LIMA (Reuters) - Julio Guzman said on Thursday he was rallying international support for his bid to be reinstated as a candidate for Peru’s presidency after the electoral board barred him on a technicality one month before the election.
Guzman, 45, told Reuters in an interview he had started talks with four foreign governments - from Latin America and “other continents” - about the board’s move, which prompted concern from a U.S. lawmaker and the Organization of American States.
“My candidacy has been rejected in part because I’m the new kid on the block,” Guzman said.
The electoral board’s 3-2 decision to bar Guzman from the April 10 election because his party did not follow electoral procedures is expected to bolster center-right front-runner Keiko Fujimori’s chances of winning.
The board also disqualified another candidate for giving cash to poor voters while campaigning.
Guzman, a centrist economist, was running head to head with Fujimori in an expected run-off, according to opinion polls.
Fujimori and former President Alan Garcia, who is seeking a third term, have denied Guzman’s allegations they pressured the electoral board to block him. Fujimori is the daughter of imprisoned former President Alberto Fujimori.
The board has denied acting on behalf of political interests, and no evidence of wrongdoing has emerged.
But the back-and-forth decisions on Guzman’s candidacy, which started after his surprise surge to second place in polls, and the confusion over what he did wrong, has raised questions over the fairness of the election.
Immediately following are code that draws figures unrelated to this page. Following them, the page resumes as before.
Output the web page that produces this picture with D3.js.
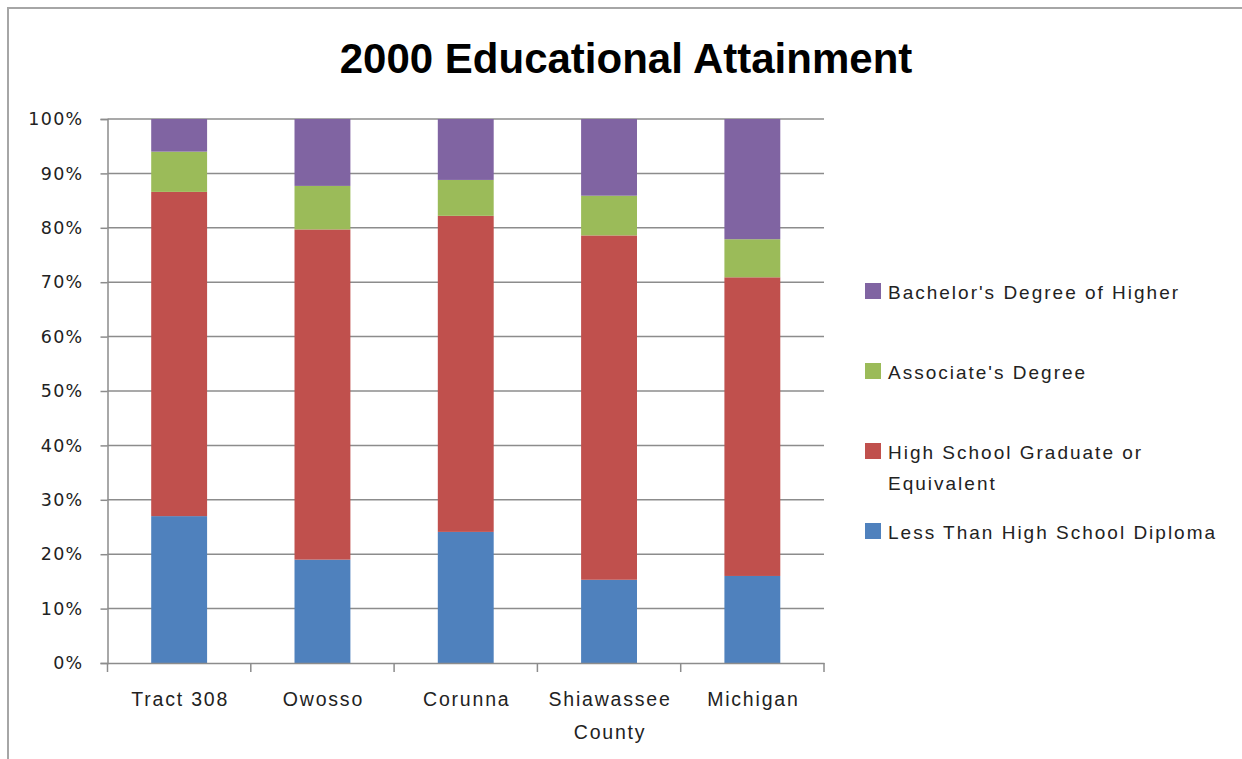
<!DOCTYPE html>
<html>
<head>
<meta charset="utf-8">
<script src="https://cdn.jsdelivr.net/npm/d3@7"></script>
<style>
  html, body { margin: 0; padding: 0; background: #fff; }
  svg { display: block; }
</style>
</head>
<body>
<svg id="chart" width="1242" height="759"></svg>
<script>
// ---- Data ----
const categories = ["Tract 308", "Owosso", "Corunna", "Shiawassee County", "Michigan"];
const seriesNames = [
  "Less Than High School Diploma",
  "High School Graduate or Equivalent",
  "Associate's Degree",
  "Bachelor's Degree of Higher"
];
const lessThanHS   = [27.0, 19.0, 24.1, 15.3, 16.0];
const hsGraduate   = [59.6, 60.7, 58.1, 63.3, 54.9];
const associates   = [7.4, 8.0, 6.6, 7.3, 7.0];
const bachelors    = [6.0, 12.3, 11.2, 14.1, 22.1];
const yTickValues  = [0, 10, 20, 30, 40, 50, 60, 70, 80, 90, 100];
const seriesColors = ["#4F81BD", "#C0504D", "#9BBB59", "#8064A2"];
const titleText = "2000 Educational Attainment";

// ---- Build table ----
const seriesValues = [lessThanHS, hsGraduate, associates, bachelors];
const table = categories.map((c, i) => {
  const row = { category: c };
  let total = 0;
  seriesNames.forEach((s, j) => { total += seriesValues[j][i]; });
  seriesNames.forEach((s, j) => { row[s] = seriesValues[j][i] / total; });
  return row;
});

const svg = d3.select("#chart");

// Outer border (chart area frame)
svg.append("rect")
  .attr("x", 8).attr("y", 8)
  .attr("width", 1300).attr("height", 800)
  .attr("fill", "none").attr("stroke", "#a6a6a6").attr("stroke-width", 2);

const plot = { left: 107.5, right: 824, top: 119, bottom: 663 };

const x = d3.scaleBand()
  .domain(categories)
  .range([plot.left, plot.right])
  .paddingInner(0.61)
  .paddingOuter(0.305);

const y = d3.scaleLinear().domain([0, 1]).range([plot.bottom, plot.top]);

const color = d3.scaleOrdinal().domain(seriesNames).range(seriesColors);

// Gridlines
svg.append("g")
  .selectAll("line")
  .data(yTickValues.filter(v => v > 0))
  .join("line")
  .attr("x1", plot.left).attr("x2", plot.right)
  .attr("y1", d => y(d / 100)).attr("y2", d => y(d / 100))
  .attr("stroke", "#8c8c8c").attr("stroke-width", 1.5);

// Bars
const stacked = d3.stack().keys(seriesNames)(table);
svg.append("g")
  .selectAll("g")
  .data(stacked)
  .join("g")
  .attr("fill", d => color(d.key))
  .selectAll("rect")
  .data(d => d)
  .join("rect")
  .attr("x", d => x(d.data.category))
  .attr("width", x.bandwidth())
  .attr("y", d => y(d[1]))
  .attr("height", d => y(d[0]) - y(d[1]));

// Y axis
const yAxis = svg.append("g")
  .attr("transform", `translate(${plot.left},0)`)
  .call(d3.axisLeft(y)
    .tickValues(yTickValues.map(v => v / 100))
    .tickFormat(d => Math.round(d * 100) + "%")
    .tickSize(7)
    .tickPadding(17));
yAxis.select(".domain").attr("stroke", "#8c8c8c").attr("stroke-width", 1.5);
yAxis.selectAll(".tick line").attr("stroke", "#8c8c8c").attr("stroke-width", 1.5);
yAxis.selectAll(".tick text")
  .attr("font-family", "'DejaVu Sans', Verdana, sans-serif")
  .attr("font-size", 17.5)
  .attr("letter-spacing", "1.3px")
  .attr("fill", "#222");

// X axis
const xAxis = svg.append("g")
  .attr("transform", `translate(0,${plot.bottom})`)
  .call(d3.axisBottom(x).tickSize(0).tickFormat(""));
xAxis.select(".domain").attr("stroke", "#8c8c8c").attr("stroke-width", 1.5);
xAxis.selectAll(".tick").remove();

// X tick marks at category boundaries
const step = x.step();
const boundaries = d3.range(categories.length + 1).map(i => plot.left + i * step);
xAxis.append("g")
  .selectAll("line")
  .data(boundaries)
  .join("line")
  .attr("x1", d => d).attr("x2", d => d)
  .attr("y1", 0).attr("y2", 9)
  .attr("stroke", "#8c8c8c").attr("stroke-width", 1.5);

// X labels (wrap "Shiawassee County")
const xLabels = svg.append("g")
  .selectAll("text")
  .data(categories)
  .join("text")
  .attr("transform", d => `translate(${x(d) + x.bandwidth() / 2 + 1},706)`)
  .attr("text-anchor", "middle")
  .attr("font-family", "'Liberation Sans', Arial, sans-serif")
  .attr("font-size", 19.5)
  .attr("letter-spacing", "1.8px")
  .attr("fill", "#222");
xLabels.each(function(d) {
  const t = d3.select(this);
  const words = d === "Shiawassee County" ? ["Shiawassee", "County"] : [d];
  words.forEach((w, i) => {
    t.append("tspan")
      .attr("x", 0)
      .attr("dy", i === 0 ? 0 : 33)
      .text(w);
  });
});

// Title
svg.append("text")
  .attr("x", 626)
  .attr("y", 73)
  .attr("text-anchor", "middle")
  .attr("font-family", "'Liberation Sans', Arial, sans-serif")
  .attr("font-weight", "bold")
  .attr("font-size", 42)
  .attr("fill", "#000")
  .text(titleText);

// Legend (reverse order: top is Bachelor's)
const legendItems = [
  { name: seriesNames[3], lines: ["Bachelor's Degree of Higher"], cy: 291 },
  { name: seriesNames[2], lines: ["Associate's Degree"], cy: 371 },
  { name: seriesNames[1], lines: ["High School Graduate  or", "Equivalent"], cy: 451 },
  { name: seriesNames[0], lines: ["Less Than High School Diploma"], cy: 531 }
];
const legend = svg.append("g");
const li = legend.selectAll("g").data(legendItems).join("g");
li.append("rect")
  .attr("x", 865).attr("y", d => d.cy - 8)
  .attr("width", 16).attr("height", 16)
  .attr("fill", d => color(d.name));
li.append("text")
  .attr("x", 888)
  .attr("y", d => d.cy + 8)
  .attr("font-family", "'Liberation Sans', Arial, sans-serif")
  .attr("font-size", 19)
  .attr("letter-spacing", "2px")
  .attr("fill", "#222")
  .each(function(d) {
    const t = d3.select(this);
    d.lines.forEach((l, i) => {
      t.append("tspan").attr("x", 888).attr("dy", i === 0 ? 0 : 31).text(l);
    });
  });
</script>
</body>
</html>
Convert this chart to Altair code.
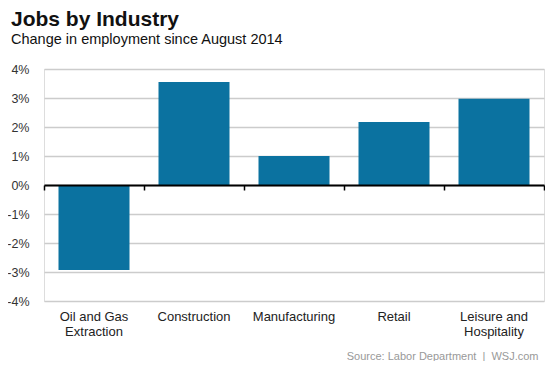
import altair as alt
import pandas as pd

categories = ["Oil and Gas Extraction", "Construction", "Manufacturing", "Retail", "Leisure and Hospitality"]
values = [-2.93, 3.55, 1.0, 2.17, 2.97]
y_ticks = [-4, -3, -2, -1, 0, 1, 2, 3, 4]

df = pd.DataFrame({"industry": categories, "change": values})

FONT = "Liberation Sans"

label_expr = (
    "datum.value == 'Oil and Gas Extraction' ? ['Oil and Gas', 'Extraction'] : "
    "datum.value == 'Leisure and Hospitality' ? ['Leisure and', 'Hospitality'] : datum.value"
)

xscale = alt.Scale(domain=categories, paddingInner=0.29, paddingOuter=0.145)
xscale_ticks = alt.Scale(domain=categories, paddingInner=0, paddingOuter=0)
yscale = alt.Scale(domain=[-4, 4], nice=False)

yaxis = alt.Axis(values=y_ticks, labelExpr="datum.value + '%'", domain=False,
                 ticks=False, grid=True, gridColor="#cccccc", gridWidth=1.5,
                 labelFont=FONT, labelFontSize=12.5, labelColor="#333",
                 labelPadding=15, title=None)

bars = alt.Chart(df).mark_bar(color="#0b72a0").encode(
    x=alt.X("industry:N", sort=categories, scale=xscale,
            axis=alt.Axis(orient="bottom", domain=False, ticks=False, labelAngle=0,
                          labelExpr=label_expr, labelFont=FONT, labelFontSize=13,
                          labelColor="#222", labelPadding=9, labelLineHeight=15,
                          title="Source: Labor Department\u00a0\u00a0|\u00a0\u00a0WSJ.com",
                          titleX=494, titleAlign="right", titleAnchor="end",
                          titleFont=FONT, titleFontSize=11,
                          titleFontWeight="normal", titleColor="#999", titlePadding=12)),
    y=alt.Y("change:Q", scale=yscale, axis=yaxis),
)

zero = alt.Chart(df).mark_bar(opacity=0).encode(
    x=alt.X("industry:N", sort=categories, scale=xscale_ticks,
            axis=alt.Axis(orient="bottom", offset=-116, labels=False, domain=True,
                          domainColor="#000", domainWidth=2, ticks=True,
                          tickBand="extent", tickColor="#000", tickWidth=1.5,
                          tickSize=5, grid=False, title=None, zindex=2)),
    y=alt.Y("change:Q", scale=yscale, axis=yaxis),
)

chart = alt.layer(bars, zero).resolve_scale(x="independent").resolve_axis(x="independent").properties(
    width=500, height=232,
    autosize=alt.AutoSizeParams(type="none"),
    padding={"left": 36, "top": 61, "right": 1, "bottom": 60},
    title=alt.TitleParams(
        text="Jobs by Industry",
        subtitle="Change in employment since August 2014",
        anchor="start", frame="group", dx=-33, offset=17,
        font=FONT, fontSize=21, fontWeight="bold", color="#111",
        subtitleFont=FONT, subtitleFontSize=14.5, subtitleColor="#111",
        subtitlePadding=3,
    ),
).configure_view(strokeWidth=0).configure(background="white")

chart.save("out.html", embed_options={"renderer": "svg", "actions": False})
“This decision risks undermining the legitimacy of whomever should eventually prevail,” U.S. House of Representatives Foreign Affairs Committee Chairman Ed Royce said.
Guzman said he was also reaching out to the Inter-American Human Rights Commission, where he might file a lawsuit. The OAS will review the dispute as part of an electoral mission on Monday, he added.
In a statement, the OAS said disqualifications so close to elections created “uncertainty in both the electorate and the candidates.”
Lawyers said Guzman had little chance of convincing the electoral board to reverse its decision in a last appeal, and that requests for courts to intervene could take months.
But Guzman expressed optimism the board might backtrack, pointing to electoral rules he alleged other parties also broke - raising the specter of six candidates being tossed from the race.
“If they let them take part and not us, then the elected authorities, from my point of view, would lack legitimacy,” he said.